**Source code of charts:**

━━━━━━━━━━━━━━━━━━━━━━━━━━━━━━

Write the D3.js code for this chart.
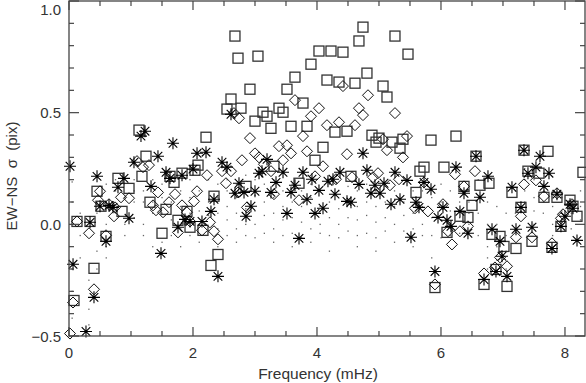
<!DOCTYPE html>
<html><head><meta charset="utf-8">
<script src="https://cdn.jsdelivr.net/npm/d3@7"></script>
<style>body{margin:0;background:#fff}svg{display:block}text{font-family:"Liberation Sans",Arial,sans-serif;fill:#333}</style>
</head><body><svg id="c" width="586" height="383"></svg>
<script>
const xTicks=[0,2,4,6,8];
const yTicks=[-0.5,0.0,0.5,1.0];
const yTickLabels=["−0.5","0.0","0.5","1.0"];
const xLabel="Frequency (mHz)";
const yLabel="EW−NS  σ  (pix)";

const squares=[[0.081,-0.341],[0.129,0.013],[0.339,0.013],[0.403,-0.197],[0.597,-0.054],[0.452,0.148],[0.516,0.081],[0.790,0.206],[0.855,0.058],[0.968,0.161],[1.129,0.422],[1.177,0.215],[1.242,0.305],[1.306,0.099],[1.500,-0.040],[1.565,0.067],[1.629,0.215],[1.694,0.188],[1.758,0.018],[1.823,0.229],[1.903,0.058],[1.952,-0.013],[2.032,0.242],[2.081,0.265],[2.161,-0.027],[2.210,0.390],[2.290,-0.184],[2.339,0.126],[2.403,-0.135],[2.548,0.516],[2.613,0.561],[2.677,0.843],[2.726,0.744],[2.774,0.520],[2.855,0.170],[2.919,0.605],[3.000,0.462],[3.048,0.753],[3.129,0.502],[3.194,0.484],[3.258,0.430],[3.306,0.260],[3.387,0.520],[3.452,0.502],[3.516,0.605],[3.581,0.439],[3.645,0.659],[3.710,0.184],[3.774,0.543],[3.839,0.439],[3.903,0.717],[3.968,0.287],[4.032,0.776],[4.097,0.345],[4.161,0.646],[4.226,0.776],[4.290,0.413],[4.355,0.637],[4.419,0.771],[4.484,0.417],[4.548,0.215],[4.613,0.632],[4.677,0.821],[4.742,0.883],[4.806,0.677],[4.887,0.399],[4.952,0.368],[5.000,0.386],[5.065,0.619],[5.129,0.570],[5.210,0.368],[5.258,0.843],[5.339,0.341],[5.387,0.381],[5.468,0.762],[5.597,0.143],[5.661,0.238],[5.726,0.256],[5.839,0.377],[5.903,-0.283],[6.048,0.256],[6.097,-0.036],[6.242,0.395],[6.306,0.036],[6.371,0.170],[6.435,0.031],[6.500,0.085],[6.565,0.305],[6.629,0.175],[6.694,-0.269],[6.774,0.184],[6.823,-0.045],[6.887,-0.202],[6.952,-0.054],[7.016,-0.099],[7.065,-0.278],[7.145,0.143],[7.210,-0.108],[7.290,0.076],[7.339,0.332],[7.403,0.238],[7.468,-0.076],[7.581,0.229],[7.661,0.121],[7.726,0.327],[7.790,-0.103],[7.871,0.121],[7.935,-0.009],[8.081,0.108],[8.129,0.081],[8.194,0.036],[8.290,0.233]];

const diamonds=[[0.016,-0.489],[0.065,-0.350],[0.129,0.013],[0.323,-0.040],[0.403,-0.291],[0.468,0.108],[0.500,0.148],[0.597,-0.049],[0.645,0.090],[0.726,0.036],[0.742,0.076],[0.839,0.121],[0.968,0.117],[1.097,0.283],[1.194,0.256],[1.290,0.265],[1.355,0.085],[1.403,0.063],[1.435,0.143],[1.516,0.054],[1.613,0.099],[1.710,0.135],[1.758,-0.036],[1.823,0.085],[1.903,0.054],[1.952,0.013],[2.016,0.103],[2.065,0.148],[2.145,-0.027],[2.226,0.220],[2.274,0.009],[2.339,-0.031],[2.403,-0.067],[2.468,0.238],[2.532,0.184],[2.613,0.238],[2.661,0.498],[2.742,0.475],[2.726,0.143],[2.790,0.287],[2.871,0.076],[2.919,0.386],[3.000,0.318],[3.065,0.300],[3.145,0.269],[3.258,0.238],[3.306,0.135],[3.387,0.350],[3.452,0.287],[3.516,0.354],[3.581,0.318],[3.645,0.556],[3.710,0.108],[3.774,0.395],[3.839,0.327],[3.903,0.484],[3.968,0.215],[4.032,0.520],[4.097,0.260],[4.161,0.444],[4.306,0.202],[4.355,0.457],[4.419,0.619],[4.484,0.314],[4.565,0.211],[4.613,0.444],[4.677,0.520],[4.742,0.489],[4.823,0.578],[4.903,0.211],[4.984,0.229],[5.065,0.381],[5.129,0.332],[5.177,0.175],[5.258,0.498],[5.323,0.202],[5.387,0.300],[5.452,0.395],[5.581,0.072],[5.726,0.188],[5.790,0.058],[5.903,-0.269],[6.032,0.090],[6.113,-0.031],[6.177,-0.090],[6.226,0.224],[6.306,-0.031],[6.371,0.170],[6.435,-0.009],[6.548,0.238],[6.694,-0.220],[6.871,-0.193],[6.952,-0.148],[7.065,-0.188],[7.210,-0.058],[7.290,0.036],[7.339,0.179],[7.468,-0.058],[7.532,0.197],[7.661,0.126],[7.790,-0.085],[7.871,0.139],[7.935,0.027],[7.968,0.045],[8.113,0.090]];

const asterisks=[[0.016,0.260],[0.065,-0.179],[0.274,-0.480],[0.339,0.009],[0.403,-0.327],[0.452,0.215],[0.500,0.081],[0.597,-0.076],[0.645,0.085],[0.710,0.076],[0.790,0.166],[0.887,0.206],[0.968,0.027],[1.048,0.278],[1.161,0.395],[1.226,0.417],[1.323,0.170],[1.435,0.305],[1.484,-0.130],[1.565,0.233],[1.629,0.206],[1.677,0.363],[1.758,-0.013],[1.823,0.220],[1.871,0.022],[1.952,0.013],[2.000,0.247],[2.065,0.318],[2.145,0.013],[2.210,0.323],[2.290,0.058],[2.339,0.112],[2.403,-0.233],[2.468,0.278],[2.548,0.256],[2.613,0.493],[2.677,0.139],[2.742,0.184],[2.823,0.143],[2.855,0.036],[2.935,0.081],[3.000,0.148],[3.065,0.229],[3.113,0.238],[3.194,0.291],[3.258,0.143],[3.339,0.188],[3.452,0.233],[3.516,0.049],[3.581,0.143],[3.645,0.175],[3.710,-0.063],[3.774,0.233],[3.839,0.112],[3.919,0.202],[3.968,0.049],[4.032,0.152],[4.097,0.072],[4.177,0.193],[4.258,0.202],[4.290,0.135],[4.371,0.233],[4.484,0.103],[4.548,0.099],[4.677,0.179],[4.742,0.318],[4.806,0.242],[4.871,0.139],[4.935,0.175],[5.016,0.139],[5.081,0.184],[5.194,0.090],[5.258,0.233],[5.339,0.112],[5.452,0.197],[5.516,-0.058],[5.597,0.099],[5.645,0.076],[5.726,0.188],[5.839,0.157],[5.903,-0.211],[5.952,0.031],[6.032,0.076],[6.097,0.018],[6.161,-0.009],[6.242,0.256],[6.306,0.058],[6.371,0.139],[6.435,-0.040],[6.565,0.305],[6.629,0.121],[6.694,-0.247],[6.758,0.215],[6.823,-0.022],[6.887,-0.211],[6.952,-0.076],[6.984,-0.143],[7.065,-0.233],[7.145,0.166],[7.210,-0.022],[7.290,0.076],[7.339,0.332],[7.403,0.229],[7.468,-0.013],[7.532,0.256],[7.597,0.305],[7.661,0.170],[7.742,0.229],[7.790,-0.108],[7.871,0.135],[7.935,-0.009],[8.000,0.036],[8.081,0.090],[8.129,0.072],[8.194,-0.072]];

const dotCols=[[0.05,[0.19,0.1,-0.2,-0.3,-0.42]],[0.18,[0.05,-0.05,-0.15]],[0.32,[-0.25,-0.38,-0.45]],[0.45,[0.1,0.05,-0.12,-0.2]],[0.6,[0.18,0.0,-0.1,-0.15]],[0.75,[0.2,0.15,0.05]],[0.9,[0.12,0.0,-0.05]],[1.05,[0.2,0.15,0.1,0.03]],[1.2,[0.15,0.1,0.0,-0.05]],[1.35,[0.2,0.1,0.05,-0.1]],[1.5,[0.18,0.12,0.05,-0.08]],[1.65,[0.2,0.1,0.02,-0.05]],[1.8,[0.15,0.08,-0.02,-0.1]],[1.95,[0.2,0.12,0.05,-0.05]],[2.1,[0.22,0.15,0.06,0.0,-0.08]],[2.25,[0.2,0.1,0.04,-0.03]],[2.4,[0.18,0.12,0.05,-0.02,-0.1]],[2.55,[0.2,0.15,0.08,0.02,-0.05]],[2.7,[0.18,0.12,0.05,-0.02,-0.08]],[2.85,[0.22,0.14,0.07,0.0,-0.05]],[3.0,[0.2,0.13,0.06,0.0,-0.06]],[3.15,[0.18,0.1,0.04,-0.04]],[3.3,[0.2,0.12,0.05,-0.02,-0.08]],[3.45,[0.15,0.08,0.02,-0.05]],[3.6,[0.18,0.1,0.03,-0.04,-0.1]],[3.75,[0.15,0.08,0.01,-0.06]],[3.9,[0.18,0.12,0.05,-0.02,-0.08]],[4.05,[0.15,0.08,0.0,-0.04]],[4.2,[0.18,0.1,0.03,-0.05,-0.12]],[4.35,[0.15,0.07,0.0,-0.06]],[4.5,[0.17,0.1,0.03,-0.03]],[4.65,[0.15,0.08,0.02,-0.05,-0.1]],[4.8,[0.18,0.1,0.04,-0.04]],[4.95,[0.15,0.08,0.01,-0.06,-0.12]],[5.1,[0.17,0.1,0.03,-0.03]],[5.25,[0.15,0.08,0.0,-0.08]],[5.4,[0.18,0.1,0.04,-0.03]],[5.55,[0.15,0.05,-0.02,-0.1]],[5.7,[0.15,0.08,0.0,-0.05]],[5.85,[0.12,0.03,-0.05,-0.15]],[6.0,[0.18,0.1,0.02,-0.06]],[6.15,[0.15,0.06,0.0,-0.05]],[6.3,[0.17,0.1,0.03,-0.04]],[6.45,[0.15,0.1,0.05,0.0]],[6.6,[0.2,0.12,0.05,-0.05]],[6.75,[0.1,0.0,-0.1,-0.15,-0.2]],[6.9,[0.08,0.0,-0.1,-0.16]],[7.05,[0.05,-0.05,-0.12,-0.2]],[7.2,[0.15,0.05,-0.03]],[7.35,[0.25,0.2,0.15,0.1]],[7.5,[0.2,0.12,0.06,0.0]],[7.65,[0.18,0.1,0.05]],[7.8,[0.15,0.08,0.0,-0.05]],[7.95,[0.12,0.06,0.0]],[8.1,[0.1,0.05,-0.02]],[8.25,[0.15,0.08,0.02]]];

const svg=d3.select("#c");
const L=69,R=585,T=1,B=336;
const x=d3.scaleLinear().domain([0,8.323]).range([L,R]);
const y=d3.scaleLinear().domain([-0.5,1.0]).range([B,T]);
const axCol="#444";

// dots
const dots=[];
dotCols.forEach(([f,vs])=>vs.forEach(v=>dots.push([f,v])));
svg.append("g").selectAll("rect").data(dots).join("rect")
 .attr("x",d=>x(d[0])-0.6).attr("y",d=>y(d[1])-0.6).attr("width",1.3).attr("height",1.3).attr("fill","#666");

const gPts=svg.append("g");
gPts.selectAll("rect.sq").data(squares).join("rect").attr("class","sq")
 .attr("x",d=>x(d[0])-5).attr("y",d=>y(d[1])-5).attr("width",10).attr("height",10)
 .attr("fill","none").attr("stroke","#333").attr("stroke-width",1.3);
gPts.selectAll("path.dm").data(diamonds).join("path").attr("class","dm")
 .attr("d",d=>{const cx=x(d[0]),cy=y(d[1]),r=5.5;return `M${cx},${cy-r}L${cx+r},${cy}L${cx},${cy+r}L${cx-r},${cy}Z`;})
 .attr("fill","none").attr("stroke","#111").attr("stroke-width",1);
gPts.selectAll("path.as").data(asterisks).join("path").attr("class","as")
 .attr("d",d=>{const cx=x(d[0]),cy=y(d[1]),r=6,q=4.3;return `M${cx-r},${cy}H${cx+r}M${cx},${cy-r}V${cy+r}M${cx-q},${cy-q}L${cx+q},${cy+q}M${cx-q},${cy+q}L${cx+q},${cy-q}`;})
 .attr("fill","none").attr("stroke","#000").attr("stroke-width",1.1);

// frame
svg.append("rect").attr("x",L).attr("y",T).attr("width",R-L).attr("height",B-T)
 .attr("fill","none").attr("stroke",axCol).attr("stroke-width",1.3);

// ticks
const xMinor=d3.range(0,8.33,0.5);
const yMinor=d3.range(-0.5,1.001,0.1);
const tk=svg.append("g").attr("stroke",axCol).attr("stroke-width",1.2);
xMinor.forEach(v=>{const major=xTicks.some(t=>Math.abs(t-v)<1e-6);const len=major?9:5;
 tk.append("line").attr("x1",x(v)).attr("x2",x(v)).attr("y1",B).attr("y2",B-len);
 tk.append("line").attr("x1",x(v)).attr("x2",x(v)).attr("y1",T).attr("y2",T+len);});
yMinor.forEach(v=>{const major=yTicks.some(t=>Math.abs(t-v)<1e-6);const len=major?10:5;
 tk.append("line").attr("y1",y(v)).attr("y2",y(v)).attr("x1",L).attr("x2",L+len);
 tk.append("line").attr("y1",y(v)).attr("y2",y(v)).attr("x1",R).attr("x2",R-len);});

// labels
svg.append("g").selectAll("text").data(xTicks).join("text")
 .attr("x",d=>x(d)).attr("y",358).attr("text-anchor","middle").attr("font-size",15).text(d=>d);
svg.append("g").selectAll("text").data(yTicks).join("text")
 .attr("x",61).attr("y",d=>Math.max(y(d)+5.5,15)).attr("text-anchor","end").attr("font-size",15).text((d,i)=>yTickLabels[i]);
svg.append("text").attr("x",318).attr("y",379).attr("text-anchor","middle").attr("font-size",15.5).text(xLabel);
svg.append("text").attr("transform","translate(17,176) rotate(-90)").attr("text-anchor","middle").attr("font-size",15).attr("xml:space","preserve").style("white-space","pre").text(yLabel);
</script></body></html>
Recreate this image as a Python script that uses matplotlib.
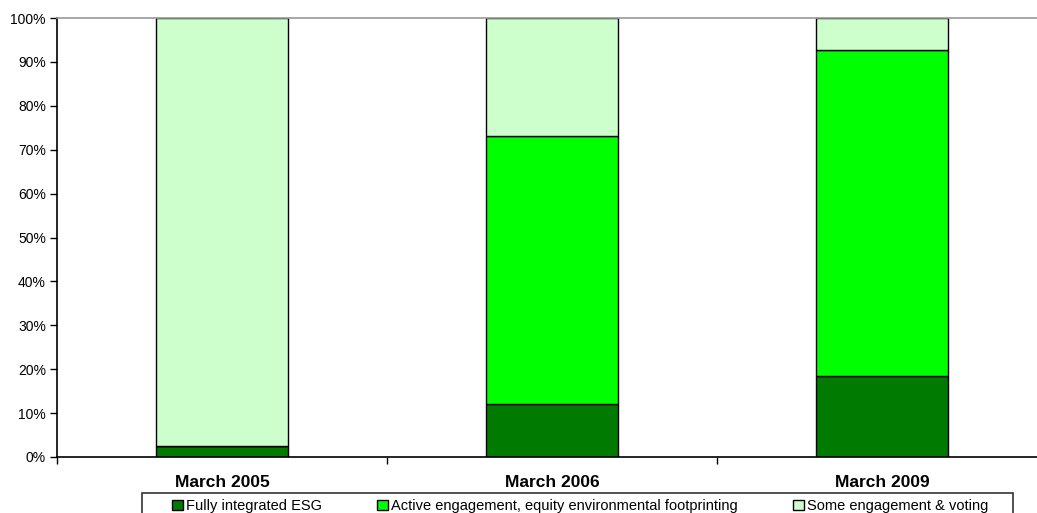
import matplotlib.pyplot as plt
import numpy as np
from matplotlib.patches import Rectangle
from matplotlib.ticker import FixedLocator, PercentFormatter

plt.rcParams['font.family'] = ['Liberation Sans', 'DejaVu Sans']

# share of assets by approach, in percent
periods = ['March 2005', 'March 2006', 'March 2009']
fully_integrated = [2.5, 12.1, 18.5]
active_engagement = [0.0, 61.1, 74.3]
some_engagement = [97.5, 26.8, 7.2]

series = [
    ('Fully integrated ESG', fully_integrated, '#007A00'),
    ('Active engagement, equity environmental footprinting', active_engagement, '#00FF00'),
    ('Some engagement & voting', some_engagement, '#CCFFCC'),
]

W, H = 1037, 513
fig = plt.figure(figsize=(W / 100, H / 100), dpi=100)
ax = fig.add_axes([57 / W, 1 - 457 / H, 990 / W, 439 / H])

x = np.arange(len(periods))
bottom = np.zeros(len(periods))
handles = []
for label, vals, color in series:
    vals = np.array(vals)
    b = ax.bar(x, vals, width=0.4, bottom=bottom, color=color,
               edgecolor='black', linewidth=1.0, label=label)
    handles.append(b)
    bottom += vals

ax.set_xlim(-0.5, len(periods) - 0.5)
ax.set_ylim(0, 100)
ax.set_yticks(np.arange(0, 101, 10))
ax.yaxis.set_major_formatter(PercentFormatter(decimals=0))
ax.tick_params(axis='y', labelsize=10, length=5, width=1, pad=3)

# category boundaries carry the tick marks, labels sit at bar centres
ax.xaxis.set_major_locator(FixedLocator(np.arange(len(periods) + 1) - 0.5))
ax.xaxis.set_minor_locator(FixedLocator(x))
ax.set_xticklabels([], minor=False)
ax.set_xticklabels(periods, minor=True, fontweight='bold', fontsize=12.5)
ax.tick_params(axis='x', which='major', length=5, width=1)
ax.tick_params(axis='x', which='minor', length=0, pad=13)

ax.spines['right'].set_visible(False)
ax.spines['top'].set_color('#999999')
ax.spines['top'].set_linewidth(1.2)
ax.spines['left'].set_linewidth(1.2)
ax.spines['bottom'].set_linewidth(1.2)

# legend box runs off the bottom edge
fig.patches.append(Rectangle((142 / W, -0.05), (1013 - 142) / W, 0.05 + 1 - 493 / H,
                             transform=fig.transFigure, fill=False,
                             edgecolor='#333333', linewidth=1.2))
leg = fig.legend(handles=handles, loc='upper left',
                 bbox_to_anchor=(172 / W, 1 - 499 / H), ncol=3,
                 fontsize=10.5, frameon=False,
                 handlelength=0.75, handleheight=0.75, handletextpad=0.2,
                 columnspacing=3.8, borderpad=0, borderaxespad=0)

fig.savefig('out.png', dpi=100)
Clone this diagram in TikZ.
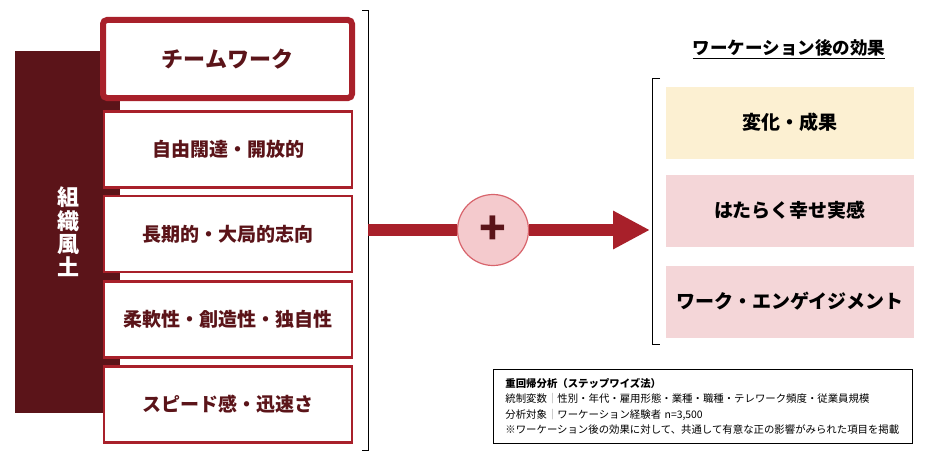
\documentclass[tikz,border=0pt]{standalone}
\usepackage{fontspec}
\setmainfont{Noto Sans CJK JP}
\usepackage{xcolor}
\usepackage{tikz}
\usetikzlibrary{arrows.meta}

\definecolor{maroon}{HTML}{5B1419}
\definecolor{boxred}{HTML}{A8202A}
\definecolor{cream}{HTML}{FCF0D2}
\definecolor{rose}{HTML}{F4D6D8}
\definecolor{pluspink}{HTML}{F4CACD}
\definecolor{plusedge}{HTML}{D8646C}

\begin{document}
\begin{tikzpicture}[x=1pt, y=-1pt, every node/.style={font=\bfseries}]
    \tikzset{factor/.style={rectangle, draw=boxred, line width=2.5pt, fill=white, minimum width=248pt, minimum height=76pt, text=maroon, font=\fontsize{19}{22}\selectfont\bfseries}}
    \tikzset{effect/.style={rectangle, minimum width=248pt, minimum height=72pt, font=\fontsize{19}{22}\selectfont\bfseries}}

    \useasboundingbox (0,0) rectangle (931,460);

    % culture bar
    \fill[maroon] (15,51) rectangle (120,413);
    \node[text=white, align=center, font=\fontsize{22}{23.3}\selectfont\bfseries] (culture) at (68,232) {組\\織\\風\\土};

    \node[factor, line width=6pt, rounded corners=4pt, minimum width=249pt, minimum height=78pt, font=\fontsize{22}{26}\selectfont\bfseries] (team) at (227.5,59) {チームワーク};
    \foreach \name/\y/\txt in {f1/149.5/自由闊達・開放的, f2/234/長期的・大局的志向, f3/319.5/柔軟性・創造性・独自性, f4/404.5/スピード感・迅速さ} {
        \node[factor] (\name) at (228,\y) {\txt};
    }

    % brackets
    \coordinate (lt) at (368,10);
    \coordinate (lb) at (368,450);
    \draw[line width=0.8pt] ([xshift=-6pt]lt) -- (lt) -- (lb) -- ([xshift=-6pt]lb);
    \coordinate (rt) at (652,78);
    \coordinate (rb) at (652,344);
    \draw[line width=0.8pt] ([xshift=8pt]rt) -- (rt) -- (rb) -- ([xshift=8pt]rb);

    % arrow with plus
    \coordinate (arrowstart) at (368,230);
    \coordinate (arrowtip) at (650,230);
    \node[circle, draw=plusedge, line width=1.2pt, fill=pluspink, minimum size=71pt, inner sep=0pt, text=maroon, font=\fontsize{44}{44}\selectfont\bfseries] (plus) at (493,230) {+};
    \draw[boxred, line width=12pt] (arrowstart) -- (plus);
    \draw[boxred, line width=12pt, -{Triangle[length=37pt, width=36pt]}] (plus) -- (arrowtip);

    % effects
    \node[font=\fontsize{17.5}{20}\selectfont\bfseries] (title) at (789,49) {\underline{ワーケーション後の効果}};
    \foreach \name/\y/\col/\txt in {e1/122.5/cream/変化・成果, e2/210.5/rose/はたらく幸せ実感, e3/301.5/rose/ワーク・エンゲイジメント} {
        \node[effect, fill=\col] (\name) at (790,\y) {\txt};
    }

    \node[draw=black, line width=0.8pt, anchor=north west, minimum width=419pt, minimum height=74pt, text width=395pt, inner xsep=12pt, align=left, font=\fontsize{10.4}{15.3}\selectfont] (note) at (493,369) {{\bfseries 重回帰分析（ステップワイズ法）}\\統制変数{\color{gray}｜}性別・年代・雇用形態・業種・職種・テレワーク頻度・従業員規模\\分析対象{\color{gray}｜}ワーケーション経験者 n=3,500\\※ワーケーション後の効果に対して、共通して有意な正の影響がみられた項目を掲載};
\end{tikzpicture}
\end{document}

━━━━━━━━━━━━━━━━━━━━━━━━━━━━━━

**TASK GOAL:**
Find the string "matplotlib" in the listing and return every line that holds it.

**TASK SOLUTION:**
Recreate this image as a Python script that uses matplotlib.
import matplotlib.pyplot as plt
from matplotlib.patches import Rectangle
from matplotlib.ticker import FixedLocator, PercentFormatter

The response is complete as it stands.